Allen, die deze zullen zien of horen lezen, saluut! doen te weten: Alzo Wij in overweging genomen hebben, dat er grond bestaat een voorstel in overweging te nemen tot wijziging van het Statuut strekkende tot modernisering van de rol van de Koning in het staatsbestel;
Zo is het, dat Wij, de Afdeling advisering van de Raad van State van het Koninkrijk gehoord, en met gemeen overleg der Staten-Generaal, artikel 55 van het Statuut voor het Koninkrijk der Nederlanden in acht genomen zijnde, hebben goedgevonden en verstaan, gelijk Wij goedvinden en verstaan bij deze:
ARTIKEL I
Er bestaat grond het hierna in artikel II omschreven voorstel tot wijziging van het Statuut voor het Koninkrijk der Nederlanden in overweging te nemen.
ARTIKEL II
Het Statuut voor het Koninkrijk der Nederlanden wordt als volgt gewijzigd:
A
Artikel 2 wordt als volgt gewijzigd:
-
1.Het eerste lid komt te luiden:
-
1.De Koning is staatshoofd van het Koninkrijk en van elk van de landen. De in overeenstemming met de Grondwet voor het Koninkrijk der Nederlanden benoemde ministers vormen de regering van het Koninkrijk. De ministers zijn verantwoordelijk.
-
2.In het tweede lid wordt «De Koning wordt» vervangen door: De Koning en de regering van het Koninkrijk worden.
-
3.In het derde lid wordt «door de Koning als hoofd van het Koninkrijk» vervangen door: bij koninklijk besluit.
B
In artikel 4, eerste lid, wordt «De koninklijke macht» vervangen door «De regeringsmacht» en wordt «de Koning als hoofd van het Koninkrijk» vervangen door: de regering van het Koninkrijk.
C
In artikel 5, eerste lid, wordt «de Koninklijke en de wetgevende macht» vervangen door: de bestuurlijke en de wetgevende macht.
D
In artikel 7 wordt «de door de Koning benoemde ministers» vervangen door: de in overeenstemming met de Grondwet benoemde ministers.
E
In artikel 13, tweede lid, 15, eerste lid, 21, 25, eerste en tweede lid, 34, eerste lid, en 55, tweede lid, wordt «Koning» vervangen door: regering van het Koninkrijk.
F
In artikel 50, eerste lid, wordt «de Koning als hoofd van het Koninkrijk» vervangen door: de regering van het Koninkrijk.
G
Artikel 52 komt te luiden:
Artikel 52
De landsverordening kan aan de regering van het Koninkrijk en aan de Gouverneur als orgaan van het Koninkrijk met goedkeuring van de regering van het Koninkrijk bevoegdheden met betrekking tot landsaange-legenheden toekennen.
ARTIKEL III
Deze rijkswet treedt in werking op een bij koninklijk besluit te bepalen tijdstip.

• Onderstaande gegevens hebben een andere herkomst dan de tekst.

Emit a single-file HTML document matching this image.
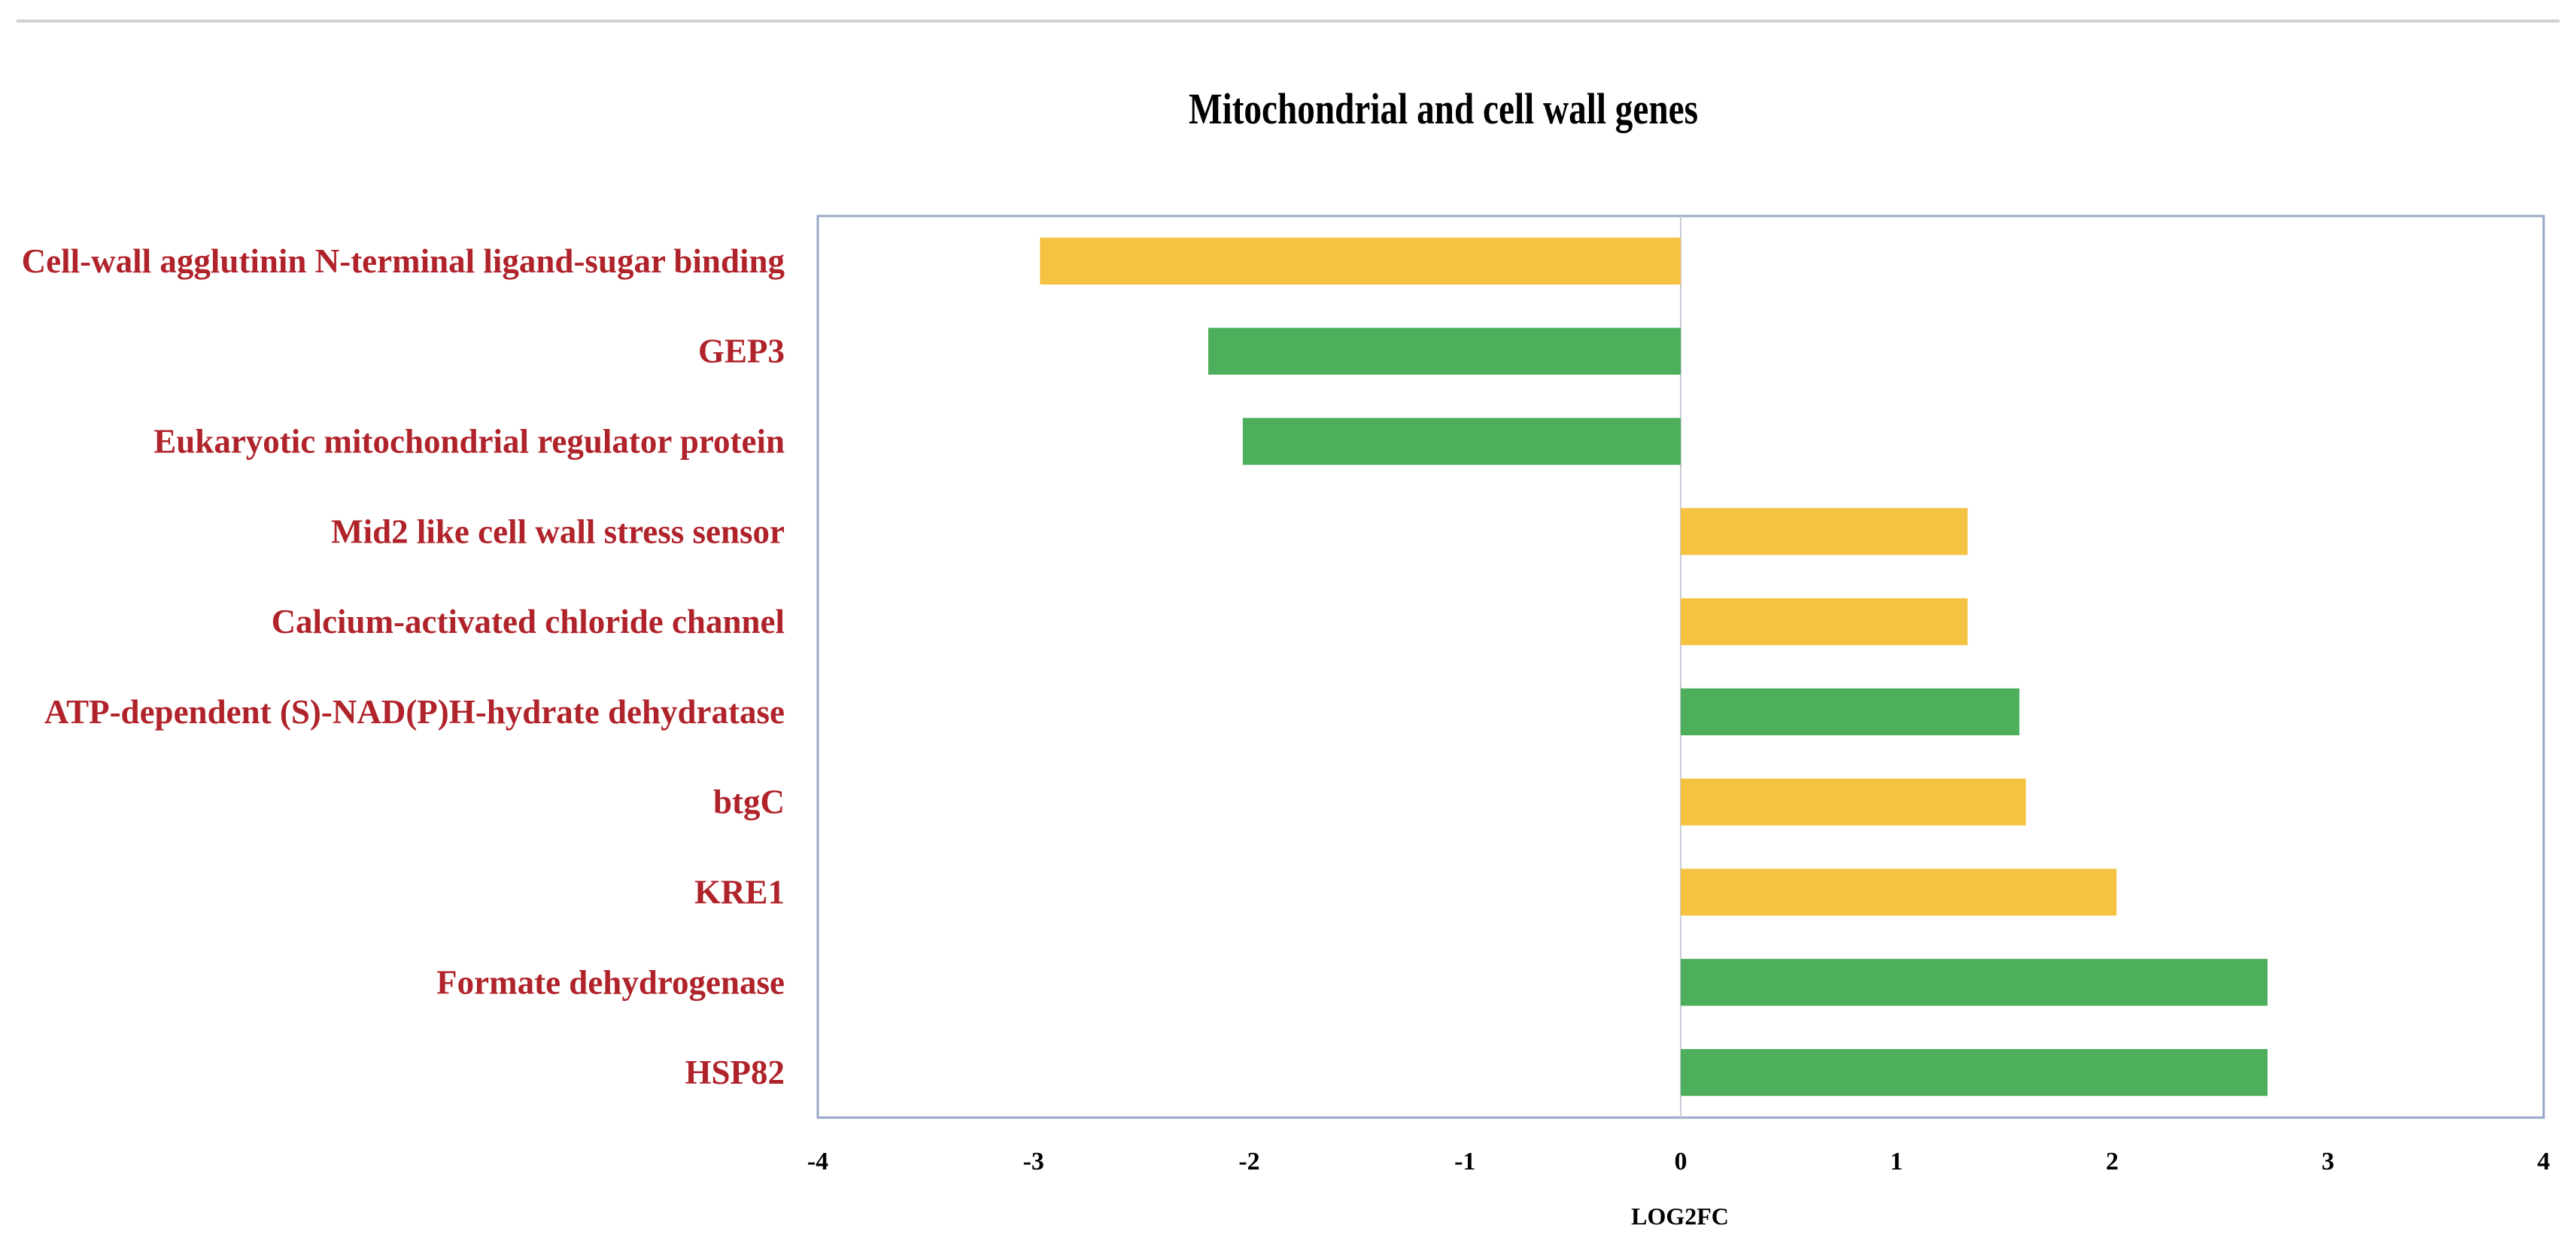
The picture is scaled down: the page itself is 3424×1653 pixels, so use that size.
<!DOCTYPE html>
<html><head><meta charset="utf-8"><style>
html,body{margin:0;padding:0;background:#fff;}
svg{display:block;}
</style></head>
<body>
<svg id="chart" width="3424" height="1653" viewBox="0 0 3424 1653" xmlns="http://www.w3.org/2000/svg">
  <line x1="22" y1="28" x2="3402" y2="28" stroke="#cfcfd4" stroke-width="4"/>
  <text x="1580" y="164" font-family="Liberation Serif, serif" font-weight="bold" font-size="58" textLength="677" lengthAdjust="spacingAndGlyphs" fill="#000">Mitochondrial and cell wall  genes</text>
  <rect x="1087" y="287" width="2294" height="1198" fill="#fff" stroke="#9aa8c8" stroke-width="3"/>
  <g id="bars"></g>
  <g id="labels"></g>
  <g id="ticks"></g>
  <text x="2233" y="1627" text-anchor="middle" font-family="Liberation Serif, serif" font-weight="bold" font-size="32" fill="#000">LOG2FC</text>
</svg>
<script>
const categories = ["Cell-wall agglutinin N-terminal ligand-sugar binding","GEP3","Eukaryotic mitochondrial regulator protein","Mid2 like cell wall stress sensor","Calcium-activated chloride channel","ATP-dependent (S)-NAD(P)H-hydrate dehydratase","btgC","KRE1","Formate dehydrogenase","HSP82"];
const values = [-2.97,-2.19,-2.03,1.33,1.33,1.57,1.60,2.02,2.72,2.72];
const barColors = ["#f5c242","#4dae5b","#4dae5b","#f5c242","#f5c242","#4dae5b","#f5c242","#f5c242","#4dae5b","#4dae5b"];
const tickValues = [-4,-3,-2,-1,0,1,2,3,4];
const tickLabels = ["-4","-3","-2","-1","0","1","2","3","4"];

const NS="http://www.w3.org/2000/svg";
const plotL=1087, plotR=3381, plotT=287, plotB=1485;
const xMin=-4, xMax=4;
function xs(v){return plotL+(v-xMin)/(xMax-xMin)*(plotR-plotL);}
const band=(plotB-plotT)/categories.length;
function yc(i){return plotT+band*(i+0.5);}
const barH=band*0.52;

const bars=document.getElementById('bars');
const zl=document.createElementNS(NS,'line');
zl.setAttribute('x1',xs(0));zl.setAttribute('x2',xs(0));
zl.setAttribute('y1',plotT);zl.setAttribute('y2',plotB);
zl.setAttribute('stroke','#c8ccd8');zl.setAttribute('stroke-width','2');


bars.appendChild(zl);

categories.forEach((c,i)=>{
  const v=values[i];
  const r=document.createElementNS(NS,'rect');
  const x0=Math.min(xs(0),xs(v)), x1=Math.max(xs(0),xs(v));
  r.setAttribute('x',x0);r.setAttribute('width',x1-x0);
  r.setAttribute('y',yc(i)-barH/2);r.setAttribute('height',barH);
  r.setAttribute('fill',barColors[i]);
  
  
  bars.appendChild(r);
  const t=document.createElementNS(NS,'text');
  t.setAttribute('x',1043);t.setAttribute('y',yc(i)+15);
  t.setAttribute('text-anchor','end');
  t.setAttribute('font-family','Liberation Serif, serif');
  t.setAttribute('font-weight','bold');
  t.setAttribute('font-size','45');
  t.setAttribute('fill','#b0232a');
  t.textContent=c;
  
  
  document.getElementById('labels').appendChild(t);
});

tickValues.forEach((v,i)=>{
  const t=document.createElementNS(NS,'text');
  t.setAttribute('x',xs(v));t.setAttribute('y',1554);
  t.setAttribute('text-anchor','middle');
  t.setAttribute('font-family','Liberation Serif, serif');
  t.setAttribute('font-weight','bold');
  t.setAttribute('font-size','34');
  t.setAttribute('fill','#000');
  t.textContent=tickLabels[i];
  
  
  document.getElementById('ticks').appendChild(t);
});
</script>
</body></html>
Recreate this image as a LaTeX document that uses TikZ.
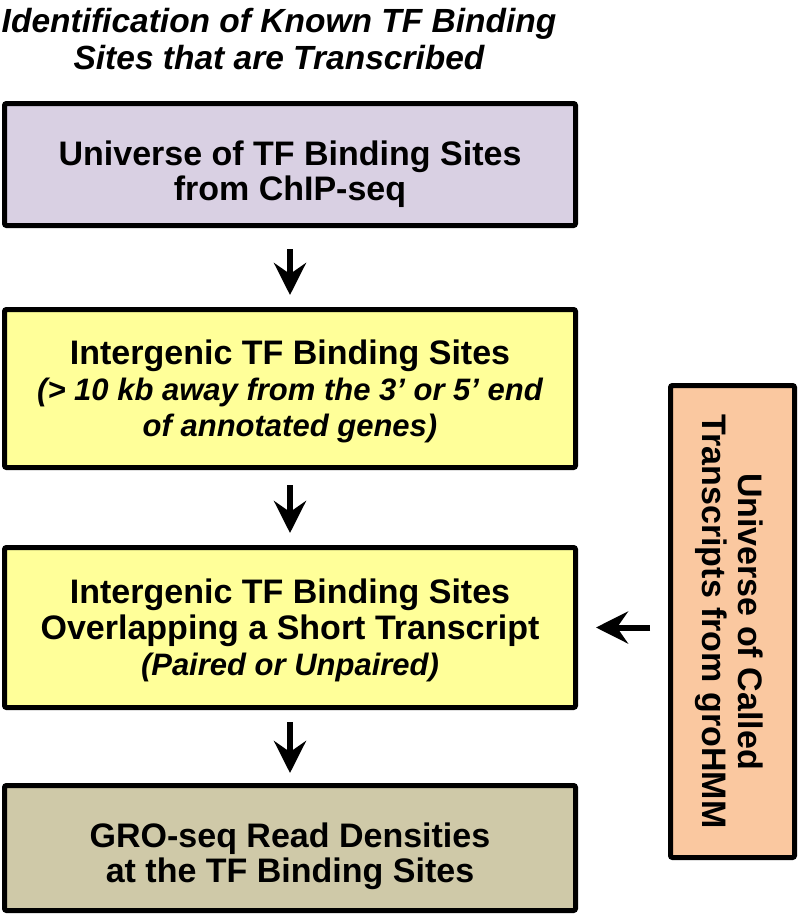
\documentclass[tikz,border=0pt]{standalone}
\usepackage{fontspec}
\setmainfont{Liberation Sans}
\usetikzlibrary{arrows.meta,calc}

\definecolor{lilac}{HTML}{D9D0E3}
\definecolor{paleyellow}{HTML}{FFFF99}
\definecolor{tan}{HTML}{CFC9A8}
\definecolor{peach}{HTML}{FAC8A0}

\newcommand{\note}[1]{{\itshape\fontsize{31}{36}\selectfont #1}}

\tikzset{
	stage/.style={draw=black, line width=5pt, rounded corners=2pt, inner sep=0pt, text depth=0pt,
		minimum width=571pt, align=center, font=\fontsize{34}{36}\selectfont\bfseries},
	flow/.style={line width=6pt, -{Stealth[length=32pt, width=32pt, inset=11pt]}}
}

\begin{document}
\begin{tikzpicture}[x=1pt, y=-1pt]
	\useasboundingbox (0,0) rectangle (800,916);
	\node[align=center, inner sep=0pt, font=\fontsize{33.5}{37}\selectfont\bfseries\itshape] (title) at (279,39)
	{Identification of Known TF Binding\\Sites that are Transcribed};
	\node[stage, fill=lilac, minimum height=122pt, text height=71pt, font=\fontsize{34}{35}\selectfont\bfseries] (universe) at (290,164.5)
	{Universe of TF Binding Sites\\from ChIP-seq};
	\node[stage, fill=paleyellow, minimum height=158pt] (intergenic) at (290,388.5)
	{Intergenic TF Binding Sites\\\note{(> 10 kb away from the 3’ or 5’ end}\\\note{of annotated genes)}};
	\node[stage, fill=paleyellow, minimum height=160pt] (overlap) at (290,627.5)
	{Intergenic TF Binding Sites\\Overlapping a Short Transcript\\\note{(Paired or Unpaired)}};
	\node[stage, fill=tan, minimum height=125pt, text height=68pt, font=\fontsize{34}{35}\selectfont\bfseries] (density) at (290,848)
	{GRO-seq Read Densities\\at the TF Binding Sites};
	\node[stage, fill=peach, rotate=-90, minimum width=472pt, minimum height=124pt] (called) at (732.5,621.5)
	{Universe of Called\\Transcripts from groHMM};
	% downward flow
	\draw[flow, shorten <=21pt, shorten >=12pt] (universe.south) -- (intergenic.north);
	\draw[flow, shorten <=15pt, shorten >=12pt] (intergenic.south) -- (overlap.north);
	\draw[flow, shorten <=12pt, shorten >=10pt] (overlap.south) -- (density.north);
	% side input
	\draw[flow, shorten <=18pt, shorten >=18pt] (called.south |- overlap.east) -- (overlap.east);
\end{tikzpicture}
\end{document}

Lasten en bevelen dat deze in het Staatsblad, in het Afkondigingsblad van Aruba, het Publicatieblad van Curaçao en in het Afkondigingsblad van Sint Maarten zal worden geplaatst en dat alle ministeries, autoriteiten, colleges, en ambtenaren wie zulks aangaat, aan de nauwkeurige uitvoering de hand zullen houden.